Wednesday, July 4, 2012

Change ....

Inspired by Mama J at Mums in Making, I thought it’ll be nice too to pen down my thoughts of how motherhood has changed me.  Unlike many other mummy blogs I follow, many of whom are mummies to more than one child, I’m really new to this whole motherhood business having been a mum for a grand total of just 8 months.  But whether its 8 months or 8 years, I believe change is evitable.  You start by making space in your heart for your precious child(ren) and that single act alone creates that ripple effect that changes just about everything else in your life because now before I do anything, say anything or eat anything I think about how that’s going to affect Julianne’s routine, her character (because Bambi once said “If you can’t say something nice, don’t say nothing at all”) and her main source of food – breastmilk. 

I never liked change.  I’m a routine girl and a planner.  I hate being thrown off schedule and feel uneasy when I start the day without a clue of what I’ll be doing that day.  Pre-Julianne, our holiday itineraries come in the form of excel spreadsheets, what time we’ll be at this place, that place;  what time train we gotta catch.  Then the little pumpkin came and changed all that.  Now ‘play by ear’ is the motto of the day.  On the many occasions we made plans to bring her out and leave the house by a certain time, our daughter will choose to have an extended nap and throw our schedule off tangent.
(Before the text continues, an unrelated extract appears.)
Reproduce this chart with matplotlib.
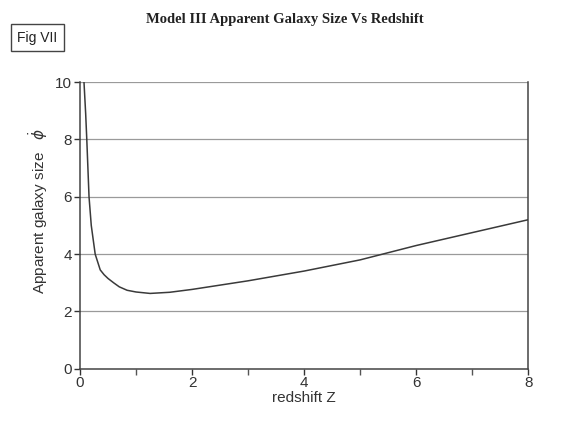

It’s like she’s all out to make sure everyone goes by Julianne Foo’s schedule and nothing else.  Then there were those times when we were out and I wanted to go into the scrapbook store to pick up some stash or walk into Zara to browse a little when Little Miss I-Decide-The-Plan-Here decided that she was tired and needed to nap, and I forget all about that pretty patterned paper I wanted to pick up or that blouse I saw the mannequin wearing.  So yes, Julianne has pretty much taken over as my personal assistant.  She now manages my schedule.

But you see, as much as I hate change, motherhood for me came with that natural openness to now embrace change.  Before Julianne arrived, I told myself that I had to learn to be more flexible and that routine will probably no longer exist in my dictionary.  I thought I would have a hard time adjusting to this but no.  It wasn’t like I was angry with having my life now revolve around Julianne.  It was something that as a mother, you so willingly and naturally do without a whimper of complain, all because you made that space in your heart for your child.  I guess that’s how God works.  He blessed you with child, He also knows how to change the kind of person you once were, equipping you with the patience and love to bring up this child.  It’s like it all comes in His motherhood package for you.    

Our life now revolves around her and will continue to for many more years to come.  If we have another child, God willing, we take a longer time to complete that revolution and if you do your sums, it’ll be some time before we have some normalcy in our lives.  But as cliché as it may sound, I would not have wanted this any other way.  When you see her give me her big wide smile, or when she opens her arms wide asking me to carry her or when she breaks into her soft sweet voice calling out “Mama”, you’ll understand why I will not trade Julianne just to put routine back into my life.

Julianne my sunshine



1 comment:

  1. Oh I totally understand what you mean! I admit I still get thrown off schedule now with two kiddoes. But yes, its all ok. :) so glad to read your reflections on this topic, do link up over at the blog ya!